Même la législation censée s’attacher à la réhabilitation des zones à risque a potentiellement exacerbé le problème. La loi 6306, connue sous le nom de « loi pour la transformation des zones exposées à un risque de catastrophe », est en vigueur depuis 2012 et a permis la démolition de quartiers pauvres et informels, qui sont rapidement remplacés par des résidences flambant neuves.
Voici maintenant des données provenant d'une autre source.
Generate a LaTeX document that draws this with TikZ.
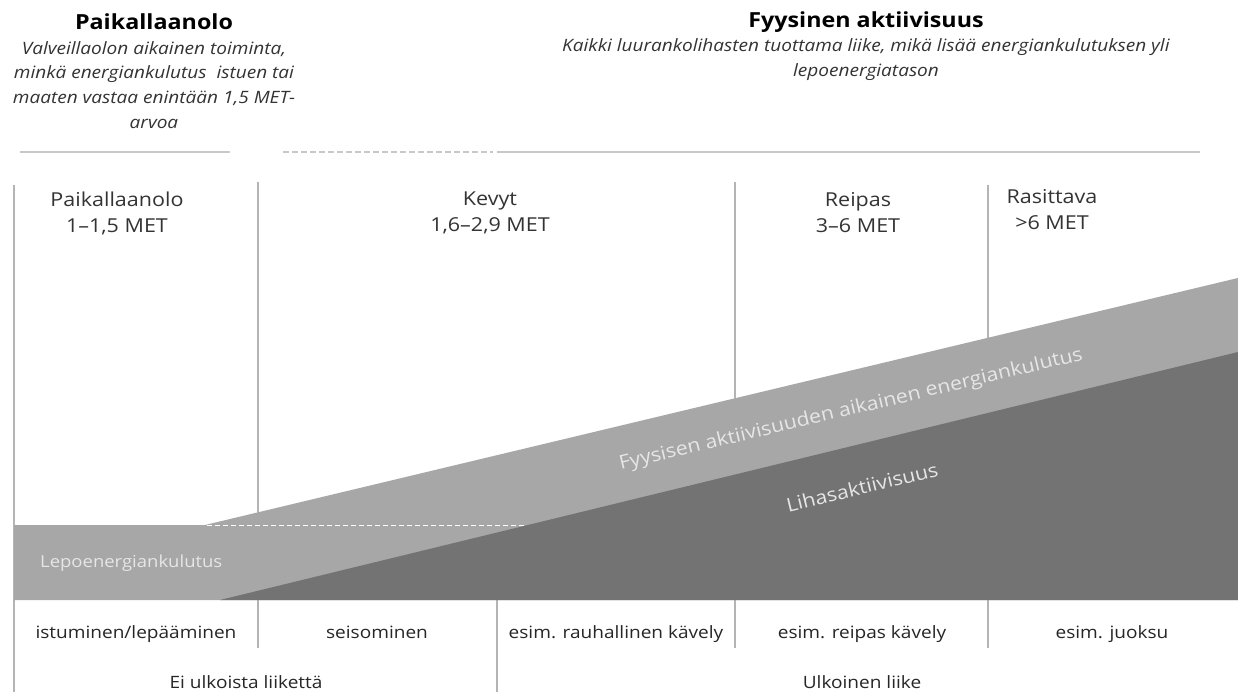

« La loi 6306 s’est fortement éloignée de son objectif initial. Aujourd’hui, elle ouvre la voie à la construction de logements et à la création d’espaces commerciaux. La loi est laissée entre les mains de nombreuses personnes qui échappent au contrôle de l’État et, malheureusement, nous ne pouvons pas assurer le suivi de la supervision des travaux qui s’y déroulent », déclare M. Kargül, évoquant le quartier délabré et populaire de Fikirtepe, le site d’un des projets de gentrification les plus notoires de la ville.

Le quartier de Fikirtepe avait été déclaré comme étant à risque en 2013, ce qui a permis à de nombreux entrepreneurs d’envahir et de démolir rapidement de nombreux logements délabrés de la zone afin de construire de luxueux appartements au bord de l’eau. Mais de nombreuses personnes ont refusé de céder leur logement aux entrepreneurs, espérant souvent obtenir un meilleur prix que celui qui leur était proposé, tandis que d’autres entreprises avaient fait faillite dans le contexte d’une économie turque en difficulté et dont le secteur du bâtiment a été gravement affecté, entraînant le blocage de projets et laissant des centaines de résidents à bout et dont la vie a été bouleversée. Ce fiasco n’est toujours pas résolu et constitue l’une des plus grandes catastrophes urbaines se déroulant à l’heure actuelle à Istanbul.

Le développement rapide et sauvage d’Istanbul précède de plusieurs décennies l’arrivée au pouvoir du Parti de la justice et du développement (AKP) du Président Recep Tayyip Erdoğan. Mais 25 ans d’administration par le président Erdoğan ou un collègue de son parti ont poussé la ville dans ses derniers retranchements et, cette année, les électeurs ont opté pour le changement en élisant le maire Imamoğlu issu du principal parti d’opposition, le Parti républicain du peuple (CHP), pas une fois, mais bien à deux reprises lorsque les résultats du premier scrutin avaient été annulés par le gouvernement.

« C’est un nouveau départ, un nouveau maire plein d’énergie qui a lui-même déclaré que ces enjeux doivent être prioritaires dans l’ordre du jour. Nous espérons que ce sera bien le cas », déclare M. Kargül en parlant du maire Imamoğlu, qui s’est engagé à prendre de sérieuses précautions.

En octobre, M. Imamoğlu a indiqué que son administration avait l’intention de consolider 20.000 bâtiments par an, tout en préparant plus de 800 nouvelles zones de rassemblement en cas de catastrophe avec une capacité collective de 21 millions de personnes.

Toutefois, à la suite du tremblement de terre de septembre, M. Imamoğlu a affirmé qu’il n’avait pas reçu d’invitation à une réunion dirigée par le gouvernement concernant le séisme, ce qui a provoqué un tourbillon de querelles dans les rangs politiques opposés et qui a rappelé que même une catastrophe naturelle majeure peut ne pas constituer un facteur d’unification dans une Turquie divisée.